Why Simplicity and Usability Create Great User Experiences

Why Simplicity and Usability Create Great User Experiences

The KISS principle ("Keep it simple, stupid") has been driving recent website design trends. After the clean or minimalist style in web design was born, it gained thousands of backers. With time, simplicity was rendered absolute but, in many cases, misinterpreted.

Many designers perceive simplicity as the absence of all the elements on the page. Thus, they started hiding navigation under the hamburger menu whenever possible. These designers placed content under the fold and made buttons almost invisible. But this is so wrong.

Defining the terms right

Simplification of website design is a harmonious process that includes the combination of appealing design and perfect usability. Usability driven by simple forms and comprehensive structures is the main component of simplicity that creates a perfect user experience.

One of the definitions of usability, included in the ISO 9241 standard, is: "The extent to which a product can be used by specified users to achieve specified goals with effectiveness, efficiency, and satisfaction in a specified context of use." It is those three pillars that create a perfect user experience. Simplicity of design can be achieved through the combination of elements, placement across the website, and layout structure.

How to implement simplicity across your website design

Users may be initially attracted to a fancy website design. But what keeps them on the page and makes them return to your website, again and again, is the experience they get. And the experience is strongly based on effective design and emotional satisfaction. Here's how to make your website beautiful and easy to use.

1. Be consistent

Consistency is essential for good web design. The design should look and feel harmonious. Color palette, image presentation, buttons, fonts and the way the actions are performed should be the same across all pages.

That doesn't mean, however, you should use the same layout and page structure on each and every page. But you should keep a similar structure for pages of one kind, including blog post pages and informational pages, such as your contact or about page. Thus, users will clearly understand the purpose of each page.

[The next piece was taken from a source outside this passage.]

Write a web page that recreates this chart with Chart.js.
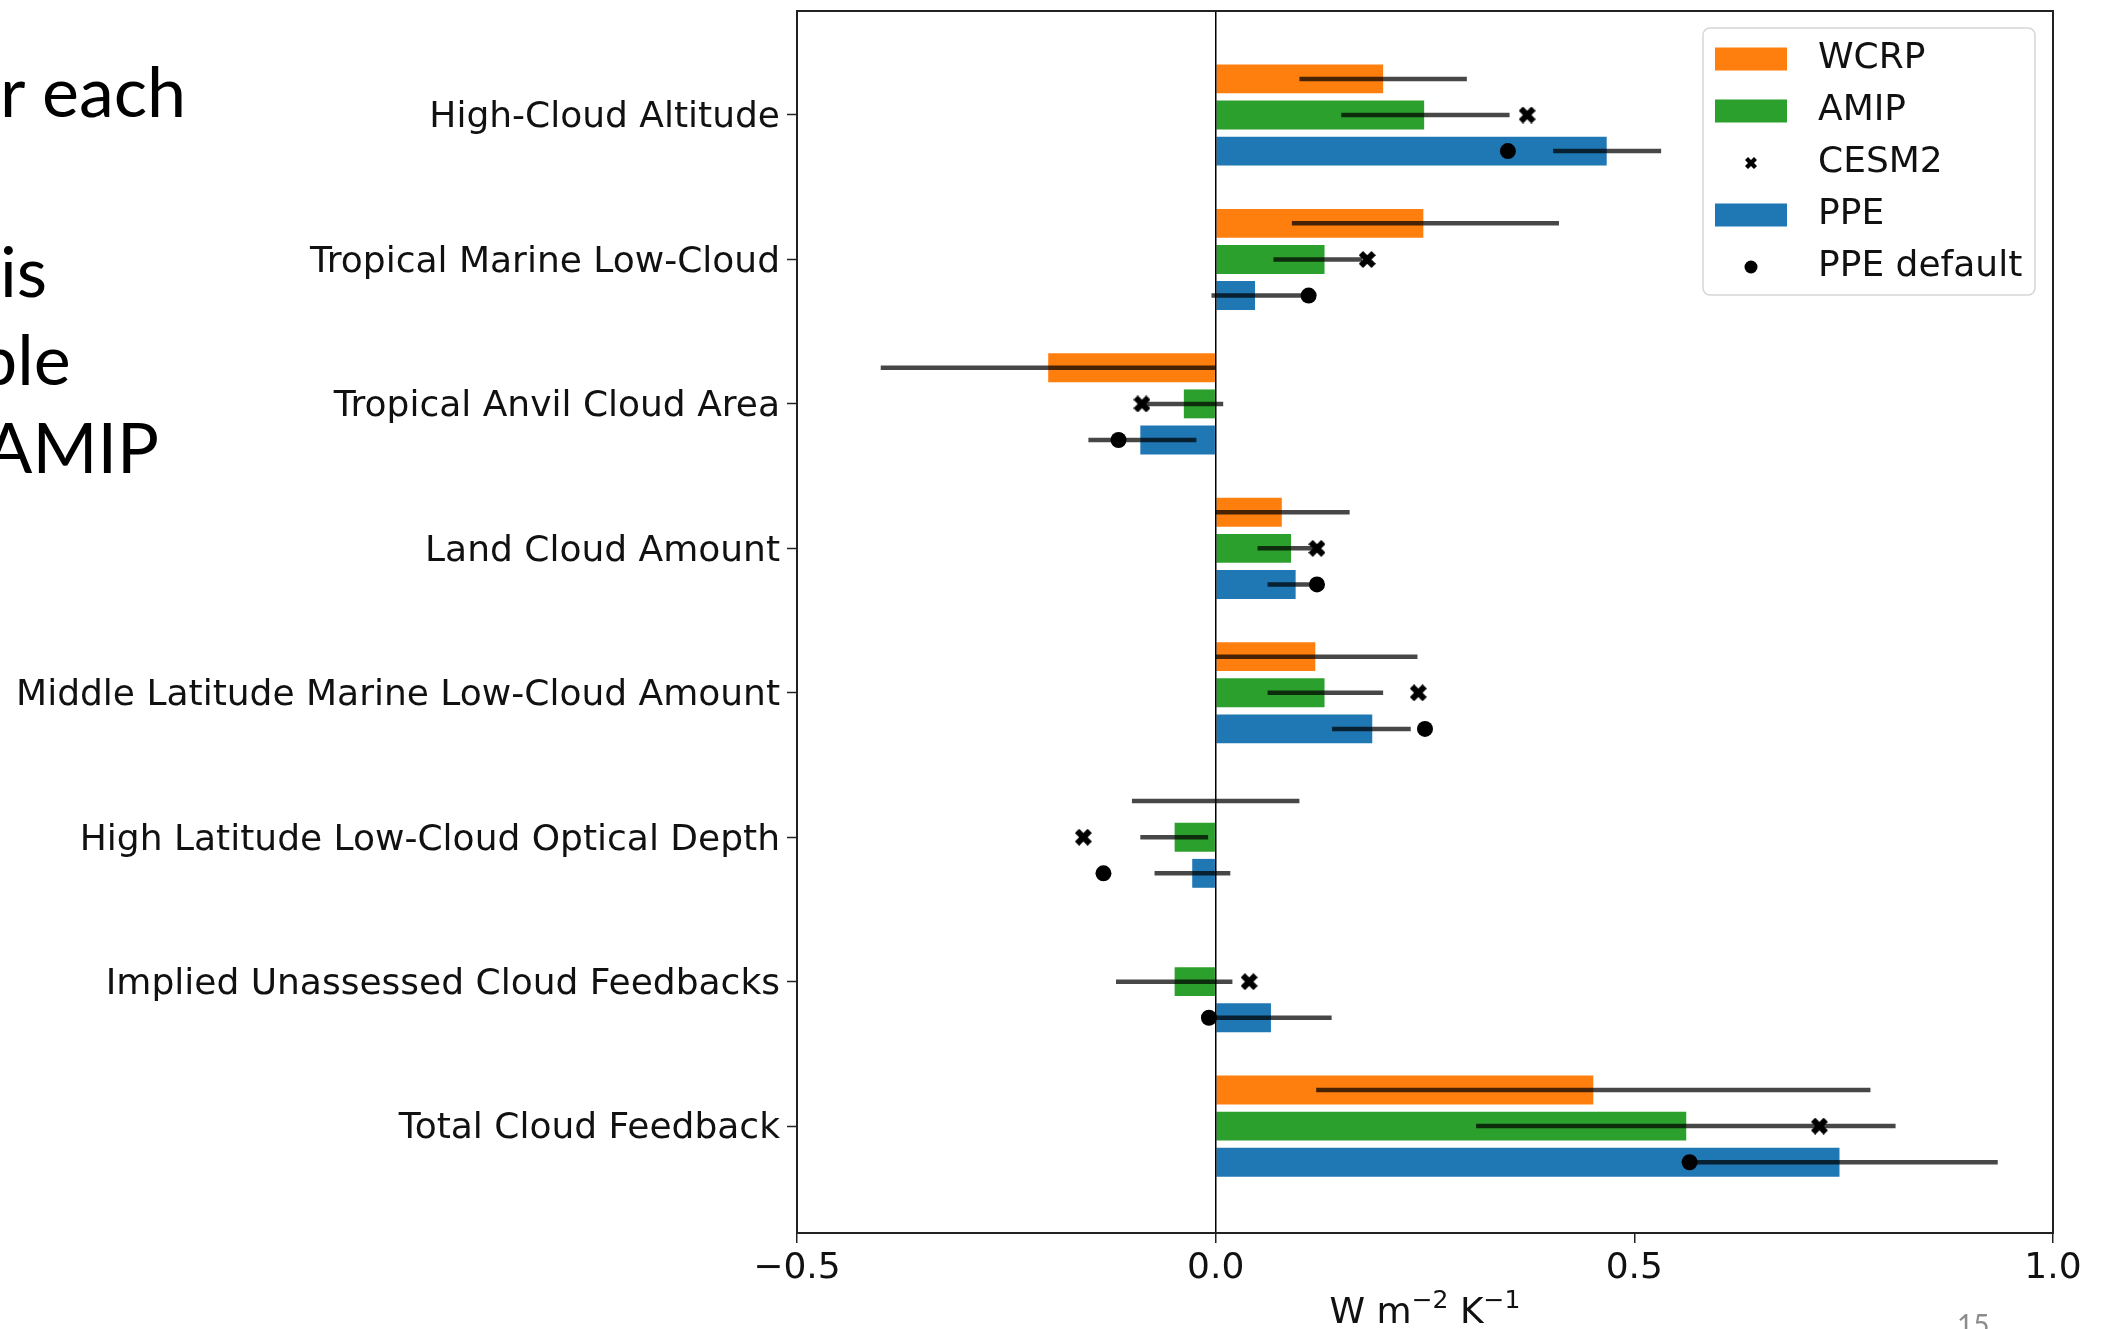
<!DOCTYPE html>
<html>
<head>
<meta charset="utf-8">
<script src="https://cdn.jsdelivr.net/npm/chart.js@4.4.1/dist/chart.umd.min.js"></script>
<style>
html, body { margin: 0; padding: 0; background: #fff; overflow: hidden; }
#wrap { position: relative; width: 2108px; height: 1329px; overflow: hidden; background: #fff; }
#chart { position: absolute; left: 0; top: 0; }
.slide { position: absolute; font-family: Lato, sans-serif; font-size: 70px; line-height: 84px; color: #000; white-space: nowrap; }
.page { position: absolute; font-family: Lato, sans-serif; font-size: 28px; line-height: 34px; color: #8c8c8c; }
</style>
</head>
<body>
<div id="wrap">
  <canvas id="chart" width="2108" height="1329"></canvas>
  <div class="slide" style="left:0px;top:48px">r each</div>
  <div class="slide" style="left:0px;top:228px">is</div>
  <div class="slide" style="left:-22px;top:316px">ble</div>
  <div class="slide" style="left:-15px;top:404px">AMIP</div>
  <div class="page" style="left:1957px;top:1307px">15</div>
</div>
<script>
const categories = [
  'High-Cloud Altitude',
  'Tropical Marine Low-Cloud',
  'Tropical Anvil Cloud Area',
  'Land Cloud Amount',
  'Middle Latitude Marine Low-Cloud Amount',
  'High Latitude Low-Cloud Optical Depth',
  'Implied Unassessed Cloud Feedbacks',
  'Total Cloud Feedback'
];

// WCRP assessment
const wcrp   = [0.20, 0.248, -0.20, 0.079, 0.119, 0.0, null, 0.451];
const wcrpLo = [0.10, 0.091, -0.40, 0.0, 0.0, -0.10, null, 0.12];
const wcrpHi = [0.30, 0.41, 0.0, 0.16, 0.241, 0.10, null, 0.782];

// AMIP
const amip   = [0.249, 0.13, -0.038, 0.09, 0.13, -0.049, -0.049, 0.562];
const amipLo = [0.15, 0.069, -0.088, 0.05, 0.062, -0.09, -0.119, 0.311];
const amipHi = [0.351, 0.175, 0.009, 0.12, 0.20, -0.009, 0.02, 0.812];
const cesm2  = [0.372, 0.181, -0.088, 0.121, 0.242, -0.158, 0.04, 0.721];

// PPE
const ppe        = [0.467, 0.047, -0.09, 0.0955, 0.187, -0.028, 0.066, 0.745];
const ppeLo      = [0.403, -0.005, -0.152, 0.062, 0.139, -0.073, 0.0, 0.567];
const ppeHi      = [0.532, 0.105, -0.023, 0.12, 0.233, 0.0175, 0.1385, 0.934];
const ppeDefault = [0.349, 0.111, -0.116, 0.121, 0.25, -0.134, -0.008, 0.566];

const xTicks = [-0.5, 0, 0.5, 1.0];

const catPct = 0.75;
const slot = catPct / 3;   // offset of each bar in a group, in category units

Chart.defaults.font.family = '"DejaVu Sans", sans-serif';
Chart.defaults.color = '#111';

function pts(vals, off) {
  return vals.map((v, i) => ({ x: v, y: i + off }));
}

// matplotlib style filled "X" marker
function xMarker(size) {
  const c = document.createElement('canvas');
  c.width = c.height = size;
  const g = c.getContext('2d');
  const p = [[-0.25,-0.5],[0,-0.25],[0.25,-0.5],[0.5,-0.25],[0.25,0],[0.5,0.25],
             [0.25,0.5],[0,0.25],[-0.25,0.5],[-0.5,0.25],[-0.25,0],[-0.5,-0.25]];
  g.beginPath();
  p.forEach(([a, b], k) => {
    const x = size / 2 + a * size, y = size / 2 + b * size;
    k ? g.lineTo(x, y) : g.moveTo(x, y);
  });
  g.closePath();
  g.fillStyle = '#000';
  g.fill();
  return c;
}
const xMark = xMarker(17);
const xMarkSmall = xMarker(12);

const ranges = [
  [wcrpLo, wcrpHi, -slot],
  [amipLo, amipHi, 0],
  [ppeLo, ppeHi, slot]
];

const errorBars = {
  id: 'errorBars',
  afterDatasetDraw(chart, args) {
    if (args.index !== 0) return;
    const { ctx, scales: { x, y } } = chart;
    ctx.save();
    ctx.strokeStyle = 'rgba(0,0,0,0.72)';
    ctx.lineWidth = 4.5;
    ranges.forEach(([lo, hi, off]) => {
      lo.forEach((v, i) => {
        if (v === null) return;
        const py = y.getPixelForValue(i + off);
        ctx.beginPath();
        ctx.moveTo(x.getPixelForValue(v), py);
        ctx.lineTo(x.getPixelForValue(hi[i]), py);
        ctx.stroke();
      });
    });
    ctx.restore();
  }
};

// axis title with real superscripts: W m^-2 K^-1
const unitParts = [['W m', 0], ['\u22122', 1], [' K', 0], ['\u22121', 1]];

const frameAndLegend = {
  id: 'frameAndLegend',
  afterDraw(chart) {
    const { ctx, chartArea: a } = chart;
    ctx.save();
    ctx.strokeStyle = '#222';
    ctx.lineWidth = 2;
    ctx.strokeRect(a.left, a.top, a.right - a.left, a.bottom - a.top);

    // x axis title
    ctx.fillStyle = '#111';
    ctx.textBaseline = 'alphabetic';
    const big = '36px "DejaVu Sans"', small = '25px "DejaVu Sans"';
    let tw = 0;
    unitParts.forEach(([t, sup]) => { ctx.font = sup ? small : big; tw += ctx.measureText(t).width; });
    let tx = (a.left + a.right) / 2 - tw / 2;
    const ty = a.bottom + 90;
    unitParts.forEach(([t, sup]) => {
      ctx.font = sup ? small : big;
      ctx.fillText(t, tx, sup ? ty - 15 : ty);
      tx += ctx.measureText(t).width;
    });

    // legend
    const w = 332, h = 267;
    const x0 = a.right - 18 - w, y0 = a.top + 17;
    ctx.beginPath();
    ctx.roundRect(x0, y0, w, h, 7);
    ctx.fillStyle = 'rgba(255,255,255,0.8)';
    ctx.fill();
    ctx.strokeStyle = '#d6d6d6';
    ctx.lineWidth = 1.5;
    ctx.stroke();

    ctx.font = big;
    ctx.textBaseline = 'middle';
    chart.data.datasets.forEach((ds, k) => {
      const cy = y0 + 31 + k * 52;
      const cx = x0 + 48;
      if (ds.type === 'scatter') {
        if (ds.label === 'CESM2') {
          ctx.drawImage(xMarkSmall, cx - 6, cy - 6);
        } else {
          ctx.beginPath();
          ctx.arc(cx, cy, 6.5, 0, Math.PI * 2);
          ctx.fillStyle = '#000';
          ctx.fill();
        }
      } else {
        ctx.fillStyle = ds.backgroundColor;
        ctx.fillRect(x0 + 12, cy - 11.5, 72, 23);
      }
      ctx.fillStyle = '#111';
      ctx.fillText(ds.label, x0 + 115, cy);
    });
    ctx.restore();
  }
};

new Chart(document.getElementById('chart'), {
  type: 'bar',
  data: {
    datasets: [
      { label: 'WCRP', data: pts(wcrp, 0), backgroundColor: '#ff7f0e', borderWidth: 0 },
      { label: 'AMIP', data: pts(amip, 0), backgroundColor: '#2ca02c', borderWidth: 0 },
      { label: 'CESM2', type: 'scatter', data: pts(cesm2, 0), showLine: false,
        pointStyle: xMark, pointRadius: 8.5, order: -1 },
      { label: 'PPE', data: pts(ppe, 0), backgroundColor: '#1f77b4', borderWidth: 0 },
      { label: 'PPE default', type: 'scatter', data: pts(ppeDefault, slot), showLine: false,
        pointStyle: 'circle', pointRadius: 8, backgroundColor: '#000', borderWidth: 0, order: -1 }
    ]
  },
  options: {
    indexAxis: 'y',
    responsive: false,
    animation: false,
    categoryPercentage: catPct,
    barPercentage: 0.8,
    layout: { padding: { left: 0, top: 11, right: 55, bottom: 0 } },
    plugins: { legend: { display: false }, tooltip: { enabled: false } },
    scales: {
      x: {
        type: 'linear',
        min: -0.5,
        max: 1.0,
        afterBuildTicks(s) { s.ticks = xTicks.map(v => ({ value: v })); },
        afterFit(s) { s.height = 96; s.paddingLeft = 0; s.paddingRight = 0; },
        ticks: {
          font: { size: 36 },
          color: '#111',
          padding: 4,
          maxRotation: 0,
          callback: v => (v < 0 ? '\u2212' : '') + Math.abs(v).toFixed(1)
        },
        grid: {
          z: 1,
          color: c => (c.tick && c.tick.value === 0 ? '#000' : 'rgba(0,0,0,0)'),
          lineWidth: 1.5,
          tickColor: '#222',
          tickLength: 10,
          tickWidth: 1.5
        },
        border: { display: false }
      },
      y: {
        type: 'linear',
        reverse: true,
        min: -0.72,
        max: 7.74,
        offset: false,
        afterBuildTicks(s) { s.ticks = categories.map((c, i) => ({ value: i })); },
        afterFit(s) { s.width = 797; s.paddingTop = 0; s.paddingBottom = 0; },
        ticks: {
          font: { size: 36 },
          color: '#111',
          padding: 7,
          labelOffset: 3,
          autoSkip: false,
          callback: v => categories[v]
        },
        grid: {
          offset: false,
          color: 'rgba(0,0,0,0)',
          tickColor: '#222',
          tickLength: 10,
          tickWidth: 1.5
        },
        border: { display: false }
      }
    }
  },
  plugins: [errorBars, frameAndLegend]
});
</script>
</body>
</html>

Google has listed consistency as one of its principles of Material Design. It has created comprehensive guidelines to encourage designers implement Material Design principles into their work. This really helps in creating consistent design across the entire website.


2. Set up a visual hierarchy

This point is closely related to the previous point. Every element of the website design should bear its own load. Don't forget that your goal is not only to help users satisfy their needs but to encourage the user to take an action on your site.

If you want to monetize a blog, don't be obtrusive. Ensure the most important elements (CTA buttons and forms, for example) are strategically placed on the page. Lead users through your website from the initial interaction to the end goal (conversion).

3. Make navigation intuitive

Again, simplicity and usability come first here. Users should not scratch their heads over where to click next when they are on the website. They should find their way through your website with little effort. On the other hand, navigation should also help a website owner to guide users through the conversion funnel. Here are some tips on how to do it:

  • Avoid multiple subfolders in your menu. If you use mega menus, add illustrative images to ease the process of navigation.
  • Include a footer menu but avoid including the same links that already exist in the header. Try not to waste "link juice"
  • Always include breadcrumbs on a page so the users can find the way back to the Home page or other category pages
  • Use the  "back-to-top" button to help users easily go to the header with the navigation menu
  • Don't forget to add a search bar in a prominent place


4. Avoid visual clutter

In most cases, a user comes to your website not to admire its design bells and whistles, but to satisfy their own needs, such as informational or educational. And your task as a website owner is to fulfill their requirements and help them find what they need. This doesn't mean you should create a single page with text and a "Buy now" button. Use colors, various fonts, shapes, and images. But use them wisely.

  • Research the color guides and choose a color palette that supports your brand image but will not frustrate the user with loud colors or color-blocking combinations
  • Use white space to attract attention to vital elements. White space shouldn't necessarily be literally white. It is the empty space around elements that should draw attention
  • Come with proper typeface combinations. Most designers advise using not more than three typeface combinations of not more than three sizes. Try to play with combinations of serif and sans serif fonts
  • Don't use images, galleries or sliders just to fill the space


5. Use conventional patterns where users expect them

Most users expect navigation menus at the top of the page or the "back-to-top" buttons on the right bottom corner of the page. Users instantly recognize the "hand glass" sign that indicates the search bar. This doesn't mean you should be traditional -- but some of the most user-friendly websites include these conventional on-page elements. Ready-made themes are good since they are based on these well-researched and perfectly implemented user patterns, like sticky menus or shopping cart icons at the right top corner of a website.



The bottom line

The main goal of a website is to drive traffic and conversions -- but this will be hard to do without providing users with a good experience. Stick with a UX design that combines simplicity with great usability, and you will easily get customers and visitors.